The road didn't look like one that would lead to a café, but after our day of snorkeling in the ocean, sunning on the beach, and being wind-whipped to pieces in an open-air jeep, we were exhausted and starving.

And so, when the sign indicated a café ahead, we aimed toward it.

We were on summer break from college, and although it might seem that a trip to Hawaii is a luxurious holiday, our families got together to give us three girls this trip. My Aunt Mable gave us her Condo share for a week, our folks paid for our airline tickets, and we scraped together enough money to live for seven days.

We were all juniors in college and had been friends since high school, but there we were, exhausted after our junior year and worried about what to do after graduation. Our folks decided we needed a break, and so they gave us this gift, like the Twelve Days of Christmas minus eleven.

Eventually, the lava-encrusted, lumpy road through the cane grass ended at a strip of golden/white sand. And there on that beautiful sand sat a Robinson Crusoe-style shack with a sign under its thatched roof, Where the Frogs Sing Café.

When I (the designated driver) cut the motor, we heard the surf pounding off in the distance.

"Jo," Carolyn attentively asked from the passenger seat, "do you think this is safe?"

"We have only met friendly people," I said. "This looks like the sort of place poor college students would frequent, a Barefoot pub on the beach. Besides, do you think that fellow we met while snorkeling would steer us wrong? He said there was a shortcut to our condo beside a café titled Where the Frogs Sing? He seemed nice."

"Well, you were flirting with him, no wonder he was nice."

"All the more reason to trust him. He was flirting back." I opened the car door and swung my legs out. 

end of excerpt 

 

Where The Frogs Sing Cafe will be available on Kindle in a day or two. In the meantime, since you are my blog readers, and if you want to read the rest of the story, I will send you a PDf file for Free to your email. You can be my first readers. See what you think.  This offer will only be available this week. Thanks for reading.

Oh, I need your email address to send it. No worries, I never let emails creep out of my box. My dog guards it.

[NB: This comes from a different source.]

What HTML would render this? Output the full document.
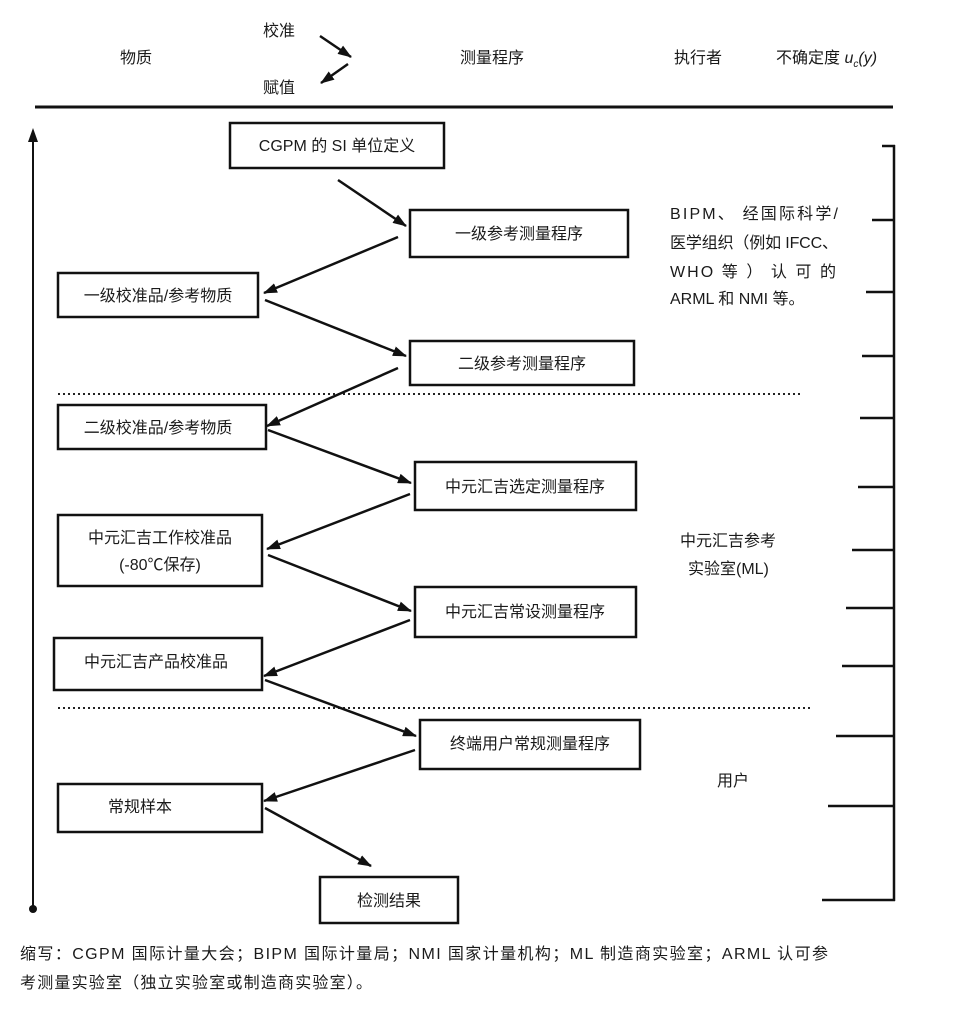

Go to joshappytrails at gmail.com/ You know what at means. Type it in. Whohoo! Sing with the frogs. Say YES.


 

 

 

Tuesday, May 17, 2022

Where Do You Want to Go?

 


“When I write something that really happened, people read it and say, ‘Sounds like bullshit.’When I pull something completely out of thin air, I hear, ‘Wow, that was so real.’”—Steven Pressfield.

 

 

 

Where does this leave us?

 

Write what’s real, or make it up?

 

But don’t lie and say it’s real if it’s not.

 

Pressfield’s point is, Write everything as though it is fiction, even if it’s true.

 

I’m trying to learn to write since, for some stupid reason, I feel compelled to do it.

 

I remember the day it began. Well, not the specific day, but the place. I had driven my two girls to school, a 45-minute drive from home. One daughter was in the first grade, the other in the third. Sometimes I didn’t want to drive right back home, and often I would stay away the entire day. It took 45 minutes to drive back home, do a little work, then drive 45 minutes back to pick them up. That’s when I started to write.

 

Bless their hearts, they gave me a profession. 

 

 As I sat on a hill above Fashion Valley in San Diego, California, having just ordered orange juice and coffee, I asked one of those pertinent life questions. I had graduated from college and had my children. Now they were in school. My question? What do I want to do with my life?  

 

“Well, I’d write if I had something to say.”

 

I wrote my first little children’s story that day. And I haven’t shut up since. I am not a verbose person, but I enjoy putting words on a page. 

 

Am I an illustrious writer? Nope. However, I have filled copious notebooks since. I didn’t know about blogging then—come to think of it, neither did anyone else. 

 

Some 40 years later, I had a book published. I remember reading that it takes 20 years to become a writer . I said I would do it, but I wanted a guarantee at the end of those years.

 

Life doesn’t come with guarantees, but I’ve had a damn good time with the process. This adventure has taken me to fascinating places. I studied and wrote about Cosmology—which is the origin of things. I told another writer what I was writing about, and he thought I said Cosmetology (About make-up and hair.) 

 

I studied metaphysics and came to some understanding about where I was regarding religion and such subjects. I wrote about Africa, and I made up stories. Then, somewhere in the midst of it all, I became involved with horses and self-published a book called, It’s Hard to Stay on A Horse While You’re Unconscious, that no one can manage to spit out the title. To my detriment, I was rebelling against the need for short titles. However, it was pertinent, and in Hawaii, Mrs. Chiropractor got it right off the bat. You can’t navigate life too well when you are unconscious. 

 

The unconscious part is both philosophical and literal. Sierra, my mustang, once knocked me in the nose, and I didn’t know what happened until I woke up on the ground. And there followed a week where I had racoon eyes.

 

I’m still trying to learn how to write. I still can’t keep my fingers on the correct keys, but so what. You plunge ahead, right?

 

So, Natalie Goldberg (Writing Down the Bones) was correct when she said, “Writing will take you where you want to go.”